Ainda hoje se fazem sentir as dificuldades dos clubes da antiga RDA no panorama futebolístico germânico, mas, por fim, a força do dinheiro ergueu um clube do leste, concretamente da cidade de Leipzig. Tudo começou com o facto do empresário austríaco Dietrich Mateschitz, cofundador da empresa de bebidas energéticas Red Bull, ter adquirido o modesto SSV Markranstädt, que, alguns anos depois, decidiu tudo alterar e do SSV Markranstädt praticamente nada restar. Nem símbolo, nem nome, tão-pouco cores. Mateschitz decidiu transpor a empresa para os relvados e, à proibição por parte da Bundesliga em denominar explicitamente Red Bull Leipzig, ficou o clube mascarado de RasenBallsport Leipzig, comummente denominado RB Leipzig.
E desengane-se quem julga que o império da Red Bull no futebol passa apenas pela cidade de Leipzig. O extinto Casino Salzburgo, na vizinha Áustria, deu lugar ao Red Bull Salzburgo, atual super campeão do país (e cidade) de Wolfgang Amadeus Mozart. Nos Estados Unidos, o New York Red Bulls é um dos grandes clubes a disputar a MLS e até no Brasil, por intermédio do Red Bull Bragantino, que acabou de ascender ao escalão máximo do futebol brasileiro.
O sucesso, esse, é proporcional ao tamanho do império da gigante das bebidas energéticas.
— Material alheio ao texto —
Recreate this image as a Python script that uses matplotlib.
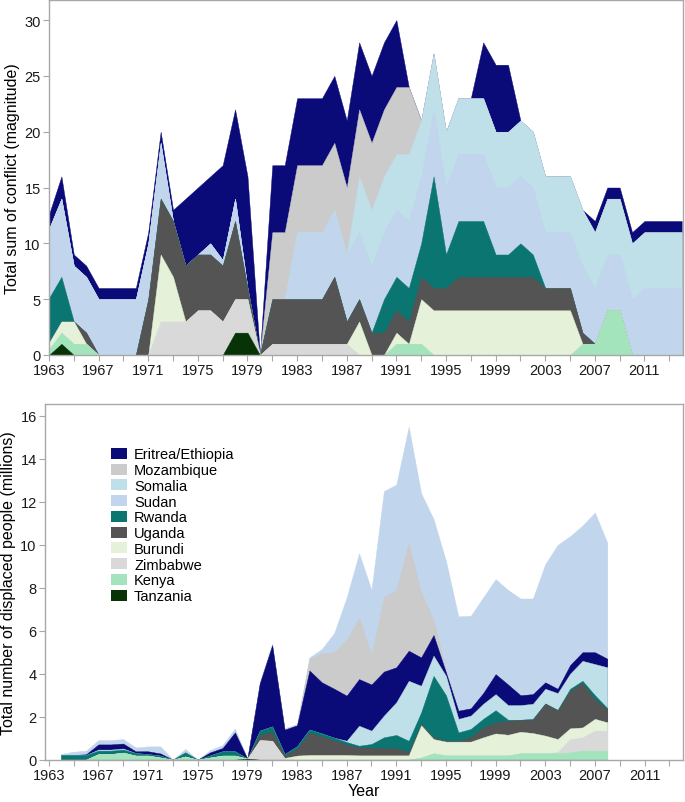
import numpy as np
import matplotlib
matplotlib.use("Agg")
import matplotlib.pyplot as plt
from matplotlib.patches import Patch

plt.rcParams['font.family'] = ['Liberation Sans', 'DejaVu Sans']

# ---------------- Top panel: conflict magnitude (1963-2014) ----------------
years_top = list(range(1963, 2015))
c_tanzania = [0, 1, 0, 0, 0, 0, 0, 0, 0, 0, 0, 0, 0, 0, 0, 2, 2, 0, 0, 0, 0, 0, 0, 0, 0, 0,
              0, 0, 0, 0, 0, 0, 0, 0, 0, 0, 0, 0, 0, 0, 0, 0, 0, 0, 0, 0, 0, 0, 0, 0, 0, 0]
c_kenya = [0.5, 1, 1, 1, 0, 0, 0, 0, 0, 0, 0, 0, 0, 0, 0, 0, 0, 0, 0, 0, 0, 0, 0, 0, 0, 0,
           0, 0, 1, 1, 1, 0, 0, 0, 0, 0, 0, 0, 0, 0, 0, 0, 0, 1, 1, 4, 4, 0, 0, 0, 0, 0]
c_zimbabwe = [0, 0, 0, 0, 0, 0, 0, 0, 0, 3, 3, 3, 4, 4, 3, 3, 3, 0, 1, 1, 1, 1, 1, 1, 1, 0,
              0, 0, 0, 0, 0, 0, 0, 0, 0, 0, 0, 0, 0, 0, 0, 0, 0, 0, 0, 0, 0, 0, 0, 0, 0, 0]
c_burundi = [0.6, 1, 2, 0, 0, 0, 0, 0, 0, 6, 4, 0, 0, 0, 0, 0, 0, 0, 0, 0, 0, 0, 0, 0, 0, 3,
             0, 0, 1, 0, 4, 4, 4, 4, 4, 4, 4, 4, 4, 4, 4, 4, 4, 0, 0, 0, 0, 0, 0, 0, 0, 0]
c_uganda = [0, 0, 0, 1, 0, 0, 0, 0, 5, 5, 5, 5, 5, 5, 5, 7, 1, 0, 4, 4, 4, 4, 4, 6, 2, 2,
            2, 2, 2, 2, 2, 2, 2, 3, 3, 3, 3, 3, 3, 3, 2, 2, 2, 1, 0, 0, 0, 0, 0, 0, 0, 0]
c_rwanda = [4, 4, 0, 0, 0, 0, 0, 0, 0, 0, 0, 0, 0, 0, 0, 0, 0, 0, 0, 0, 0, 0, 0, 0, 0, 0,
            0, 3, 3, 3, 3, 10, 3, 5, 5, 5, 2, 2, 3, 2, 0, 0, 0, 0, 0, 0, 0, 0, 0, 0, 0, 0]
c_sudan = [6.2, 7, 5, 5, 5, 5, 5, 5, 5, 5, 0, 0, 0, 1, 0.5, 2, 0, 0, 0, 0, 6, 6, 6, 6, 6, 6,
           6, 6, 6, 6, 6, 6, 6, 6, 6, 6, 6, 6, 6, 6, 5, 5, 5, 6, 5, 5, 5, 5, 6, 6, 6, 6]
c_somalia = [0, 0, 0, 0, 0, 0, 0, 0, 0, 0, 0, 0, 0, 0, 0, 0, 0, 0, 0, 0, 0, 0, 0, 0, 0, 5,
             5, 5, 5, 6, 5, 5, 5, 5, 5, 5, 5, 5, 5, 5, 5, 5, 5, 5, 5, 5, 5, 5, 5, 5, 5, 5]
c_mozambique = [0, 0, 0, 0, 0, 0, 0, 0, 0, 0, 0, 0, 0, 0, 0, 0, 0, 0, 6, 6, 6, 6, 6, 6, 6, 6,
                6, 6, 6, 6, 0, 0, 0, 0, 0, 0, 0, 0, 0, 0, 0, 0, 0, 0, 0, 0, 0, 0, 0, 0, 0, 0]
c_eritrea = [1.3, 2, 1, 1, 1, 1, 1, 1, 1, 1, 1, 6, 6, 6, 8.5, 8, 10, 0, 6, 6, 6, 6, 6, 6, 6, 6,
             6, 6, 6, 0, 0, 0, 0, 0, 0, 5, 6, 6, 0, 0, 0, 0, 0, 0, 1, 1, 1, 1, 1, 1, 1, 1]

# ---------------- Bottom panel: displaced people, millions (1964-2008) ----------------
years_bot = list(range(1964, 2009))
d_tanzania = [0, 0, 0, 0, 0, 0, 0, 0, 0, 0, 0, 0, 0, 0, 0, 0.05, 0, 0, 0, 0, 0, 0, 0,
              0, 0, 0, 0, 0, 0, 0, 0, 0, 0, 0, 0, 0, 0, 0, 0, 0, 0, 0, 0, 0, 0]
d_kenya = [0, 0, 0, 0.26, 0.26, 0.33, 0.19, 0.19, 0.10, 0, 0.15, 0, 0.10, 0.19, 0.19, 0, 0,
           0, 0, 0, 0, 0, 0, 0, 0, 0, 0, 0, 0, 0.1, 0.3, 0.2, 0.2, 0.2, 0.2, 0.2, 0.2,
           0.3, 0.3, 0.3, 0.3, 0.34, 0.42, 0.42, 0.42]
d_zimbabwe = [0, 0, 0, 0, 0, 0, 0, 0, 0, 0, 0, 0, 0, 0, 0, 0, 0.91, 0.88, 0.03, 0, 0, 0, 0,
              0, 0, 0, 0, 0, 0, 0, 0, 0, 0, 0, 0, 0, 0, 0, 0, 0, 0.05, 0.62, 0.62, 0.93, 0.93]
d_burundi = [0, 0, 0, 0, 0, 0, 0, 0, 0, 0, 0, 0, 0, 0, 0, 0, 0, 0, 0.05, 0.19, 0.22, 0.22,
             0.22, 0.22, 0.2, 0.2, 0.2, 0.2, 0.2, 1.5, 0.66, 0.64, 0.64, 0.64, 0.84, 1.02,
             0.96, 1.0, 0.94, 0.82, 0.61, 0.5, 0.46, 0.55, 0.39]
d_uganda = [0, 0, 0, 0, 0, 0, 0, 0, 0, 0, 0, 0, 0, 0, 0, 0, 0.24, 0.42, 0.11, 0.31, 1.03,
            0.86, 0.68, 0.48, 0.37, 0.35, 0.34, 0.33, 0.17, 0.05, 0.08, 0.04, 0.04, 0.2,
            0.46, 0.52, 0.65, 0.54, 0.62, 1.48, 1.34, 1.74, 2.07, 0.9, 0.62]
d_rwanda = [0.22, 0.22, 0.22, 0.16, 0.16, 0.14, 0.12, 0.07, 0.09, 0, 0.19, 0, 0.1, 0.2, 0.2,
            0, 0.2, 0.25, 0.07, 0.12, 0.15, 0.14, 0.12, 0.12, 0.08, 0.18, 0.5, 0.62, 0.51,
            0.55, 2.86, 2.12, 0.39, 0.39, 0.4, 0.56, 0.05, 0.02, 0.04, 0.02, 0.02, 0.1,
            0.1, 0.2, 0.04]
d_somalia = [0, 0, 0, 0.05, 0.05, 0.05, 0, 0, 0, 0, 0, 0, 0, 0, 0, 0, 0, 0, 0, 0, 0, 0, 0,
             0.06, 0.93, 0.62, 1.01, 1.52, 2.79, 1.24, 0.94, 0.9, 0.63, 0.62, 0.7, 0.75,
             0.68, 0.68, 0.7, 0.68, 0.78, 0.7, 0.93, 1.45, 1.9]
d_eritrea = [0, 0, 0.03, 0.24, 0.24, 0.23, 0.08, 0.13, 0.10, 0, 0, 0, 0.14, 0.15, 0.88, 0,
             2.2, 3.78, 1.14, 0.98, 2.75, 2.38, 2.28, 2.1, 2.17, 2.15, 2.05, 1.63, 1.4, 1.32,
             0.96, 0.16, 0.38, 0.34, 0.5, 0.93, 0.96, 0.46, 0.45, 0.3, 0.2, 0.4, 0.4, 0.55,
             0.4]
d_mozambique = [0, 0, 0, 0, 0, 0, 0, 0, 0, 0, 0, 0, 0, 0, 0, 0, 0, 0, 0, 0, 0.53, 1.35, 1.7,
                2.62, 2.85, 1.4, 3.45, 3.6, 5.03, 3.04, 0.7, 0.14, 0, 0, 0, 0, 0, 0, 0, 0,
                0, 0, 0, 0, 0]
d_sudan = [0.05, 0.15, 0.17, 0.2, 0.2, 0.21, 0.18, 0.23, 0.33, 0, 0.16, 0, 0.11, 0.14, 0.18,
           0, 0.07, 0.07, 0.06, 0.06, 0.08, 0.2, 0.9, 1.95, 3.0, 3.0, 4.95, 4.9, 5.4, 4.6,
           4.7, 5.05, 4.39, 4.31, 4.45, 4.42, 4.4, 4.5, 4.45, 5.5, 6.7, 6.0, 5.9, 6.5, 5.4]

names = ['Eritrea/Ethiopia', 'Mozambique', 'Somalia', 'Sudan', 'Rwanda', 'Uganda',
         'Burundi', 'Zimbabwe', 'Kenya', 'Tanzania']
colors = {
    'Eritrea/Ethiopia': '#0a0a78',
    'Mozambique': '#cbcbcb',
    'Somalia': '#bfdfe9',
    'Sudan': '#c1d5ed',
    'Rwanda': '#0b7571',
    'Uganda': '#545454',
    'Burundi': '#e5f2d9',
    'Zimbabwe': '#d9d9d9',
    'Kenya': '#a3e4bd',
    'Tanzania': '#073307',
}

top_layers = [('Tanzania', c_tanzania), ('Kenya', c_kenya), ('Zimbabwe', c_zimbabwe),
              ('Burundi', c_burundi), ('Uganda', c_uganda), ('Rwanda', c_rwanda),
              ('Sudan', c_sudan), ('Somalia', c_somalia), ('Mozambique', c_mozambique),
              ('Eritrea/Ethiopia', c_eritrea)]
bot_layers = [('Tanzania', d_tanzania), ('Kenya', d_kenya), ('Zimbabwe', d_zimbabwe),
              ('Burundi', d_burundi), ('Uganda', d_uganda), ('Rwanda', d_rwanda),
              ('Somalia', d_somalia), ('Eritrea/Ethiopia', d_eritrea),
              ('Mozambique', d_mozambique), ('Sudan', d_sudan)]


def draw_stack(ax, x, layers):
    x = np.asarray(x, dtype=float)
    cum = np.zeros_like(x)
    tops = []
    for name, vals in layers:
        cum = cum + np.asarray(vals, dtype=float)
        tops.append((name, cum.copy()))
    # draw from top layer down so no seams appear between layers
    for name, top in reversed(tops):
        ax.fill_between(x, 0, top, facecolor=colors[name], edgecolor=colors[name],
                        linewidth=0.3, zorder=2)


fig = plt.figure(figsize=(6.85, 8.03), dpi=100)
ax1 = fig.add_axes([0.0715, 0.5567, 0.9255, 0.4421])
ax2 = fig.add_axes([0.0657, 0.0527, 0.9314, 0.4429])

draw_stack(ax1, years_top, top_layers)
draw_stack(ax2, years_bot, bot_layers)

tick_years = list(range(1963, 2015, 2))
for ax in (ax1, ax2):
    ax.set_xticks(tick_years)
    ax.set_xticklabels([str(y) if (y - 1963) % 4 == 0 else '' for y in tick_years])
    for s in ax.spines.values():
        s.set_color('#a8a8a8')
        s.set_linewidth(1.0)
    ax.tick_params(direction='out', length=4, width=0.8, color='#a8a8a8',
                   labelsize=10.5, labelcolor='#1a1a1a', pad=2)

ax1.set_xlim(1963, 2014.1)
ax1.set_ylim(0, 31.8)
ax1.set_yticks([0, 5, 10, 15, 20, 25, 30])
ax1.set_ylabel('Total sum of conflict (magnitude)', fontsize=11.5, labelpad=3)

ax2.set_xlim(1962.7, 2014.1)
ax2.set_ylim(0, 16.55)
ax2.set_yticks([0, 2, 4, 6, 8, 10, 12, 14, 16])
ax2.set_ylabel('Total number of displaced people (millions)', fontsize=11.5, labelpad=3)
ax2.set_xlabel('Year', fontsize=11.5, labelpad=1)

handles = [Patch(facecolor=colors[n], edgecolor='none', label=n) for n in names]
ax2.legend(handles=handles, loc='upper left', bbox_to_anchor=(0.103, 0.878),
           frameon=False, fontsize=10.5, handlelength=1.1, handleheight=0.8,
           labelspacing=0.12, handletextpad=0.5, borderaxespad=0, borderpad=0)

fig.savefig('out.png', dpi=100)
No que toca ao RB Leipzig, num projeto, ainda que endinheirado, bem sustentado numa lógica empresarial e de scouting de topo, longe das loucuras dos cheques em branco dos xeiques das arábias, o clube germânico já é um dos gigantes do país, não obstante o seu curto historial. Entre os tubarões da Alemanha somente desde 2016/17, logo o RB disse, nessa primeira temporada, ao que vinha, com a obtenção de uma fabulosa 2.ª posição, só atrás do todo-poderoso Bayern.
Na temporada seguinte, um 6.º lugar, seguido, em 2018/19, do 3.º, sempre, por isso, em lugares cimeiros e de grande destaque. Esta temporada, para não fugir à regra, encontra-se o grande representante do leste alemão na 3.ª posição, a um ponto de Borússia Dortmund e cinco do Bayern, encontrando-se, pois, bem vivo na luta pelo cetro alemão.
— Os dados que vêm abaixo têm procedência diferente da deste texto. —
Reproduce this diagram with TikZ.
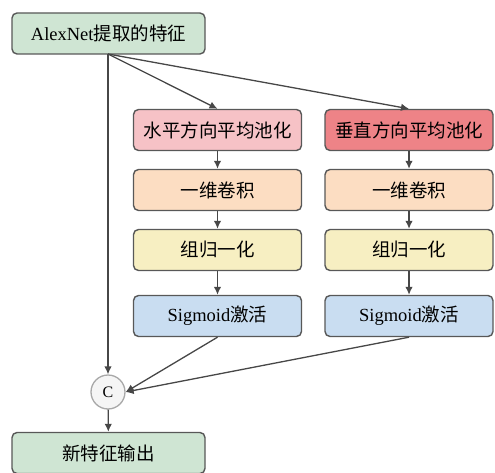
\documentclass[tikz,border=0pt]{standalone}
\usepackage{fontspec}
\setmainfont{Liberation Serif}
\newfontfamily\cjk{Noto Sans CJK SC}
\usetikzlibrary{arrows.meta}
\definecolor{linegray}{HTML}{474747}
\definecolor{boxedge}{HTML}{585858}
\definecolor{greenfill}{HTML}{CFE5D3}
\definecolor{pinkfill}{HTML}{F6C2C6}
\definecolor{redfill}{HTML}{EE8387}
\definecolor{orangefill}{HTML}{FCDDC2}
\definecolor{yellowfill}{HTML}{F7EFC2}
\definecolor{bluefill}{HTML}{C9DDF1}
\definecolor{circfill}{HTML}{F5F5F5}
\definecolor{circedge}{HTML}{A8A8A8}
\tikzset{
  block/.style={draw=boxedge, line width=1.4pt, rounded corners=5pt,
    minimum height=41pt, inner sep=0pt, font=\fontsize{18.5}{18.5}\selectfont},
  wideblock/.style={block, minimum width=193pt},
  colblock/.style={block, minimum width=168pt},
  link/.style={draw=linegray, line width=1.3pt, -{Latex[length=8pt,width=7.5pt]}},
}
\begin{document}
\begin{tikzpicture}[x=1pt,y=-1pt]
\useasboundingbox (0,0) rectangle (495,473);
% input and output
\node[wideblock, fill=greenfill] (in) at (108.5,33.5) {AlexNet{\cjk 提取的特征}};
\node[wideblock, fill=greenfill] (out) at (108.5,453) {\cjk 新特征输出};
% horizontal branch
\node[colblock, fill=pinkfill]   (h1) at (217.5,130) {\cjk 水平方向平均池化};
\node[colblock, fill=orangefill] (h2) at (217.5,190) {\cjk 一维卷积};
\node[colblock, fill=yellowfill] (h3) at (217.5,250) {\cjk 组归一化};
\node[colblock, fill=bluefill]   (h4) at (217.5,316) {Sigmoid{\cjk 激活}};
% vertical branch
\node[colblock, fill=redfill]    (v1) at (409,130) {\cjk 垂直方向平均池化};
\node[colblock, fill=orangefill] (v2) at (409,190) {\cjk 一维卷积};
\node[colblock, fill=yellowfill] (v3) at (409,250) {\cjk 组归一化};
\node[colblock, fill=bluefill]   (v4) at (409,316) {Sigmoid{\cjk 激活}};
% concatenation
\node[circle, draw=circedge, fill=circfill, line width=1.3pt, minimum size=34pt,
  inner sep=0pt, font=\fontsize{16}{16}\selectfont] (c) at (108,392) {C};
% connectors
\coordinate (split) at (108,54);
\draw[link] (split) -- (h1.north);
\draw[link] (split) -- (v1.north);
\draw[link] (split) -- (c.north);
\foreach \a/\b in {h1/h2,h2/h3,h3/h4,v1/v2,v2/v3,v3/v4} \draw[link] (\a) -- (\b);
\draw[link] (h4.south) -- (c.east);
\draw[link] (v4.south) -- (c.east);
\draw[link] (c) -- (out);
\end{tikzpicture}
\end{document}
No contexto europeu, o ano de estreia, e logo na Champions, não correu de feição, tendo os Die Bullen quedado-se pela 3.ª posição, num grupo onde militava o FC Porto e que acabou por culminar nos quartos-de-final da Liga Europa. Na presente, porém, o cenário é mais milionário. O RB Leipzig encontra-se, precisamente, prestes a defender a vantagem de uma bola a zero trazida de Londres, numa eliminatória a contar para os oitavos de final da Liga dos Campeões, diante do Tottenham liderado pelo icónico José Mourinho. A equipa, orientada pelo jovem técnico de 32 anos Julian Nagelsmann, onde pontificam jogadores como Timo Werner, Marcel Sabitzer, Dani Olmo, Konrad Leimer e Dayot Upamecano, todos eles na faixa dos 25 anos para baixo, poderá, assim, prosseguir uma epopeia inspiradora, numa espécie de "tenho em mim todos os sonhos do mundo", imortalizado por Fernando Pessoa, através de um dos seus heterónimos Álvaro de Campos.
As histórias de encantar, contudo, terão sempre os seus fantasmas e o RB Leipzig tem os seus. A rejeição da esmagadora maioria dos adeptos germânicos a magnatas e a clubes de vertente empresarial é de tal forma grande que a jornada 24 da Bundesliga ficou marcada por radicais protestos contra o RB Leipzig e o magnata Dietmar Hopp. Hopp que fez do Hoffenheim um clube sem expressão um clube de relevo nacional.
Indiferentes à hostilidade, derivado a essa inexistência de raízes populares de conservação dos valores do futebol, os adeptos do RB Leipzig sonham com o poderio germânico e, claro também, além-fronteiras. As perspetivas são tendencialmente altas. Um plantel com vitalidade, muito jovem, recheado de valor e grandes jogadores. Como tal, quem sabe se brevemente, a começar por hoje, na receção ao Tottenham, se comecem a cumprir esses tais "todos os sonhos do mundo".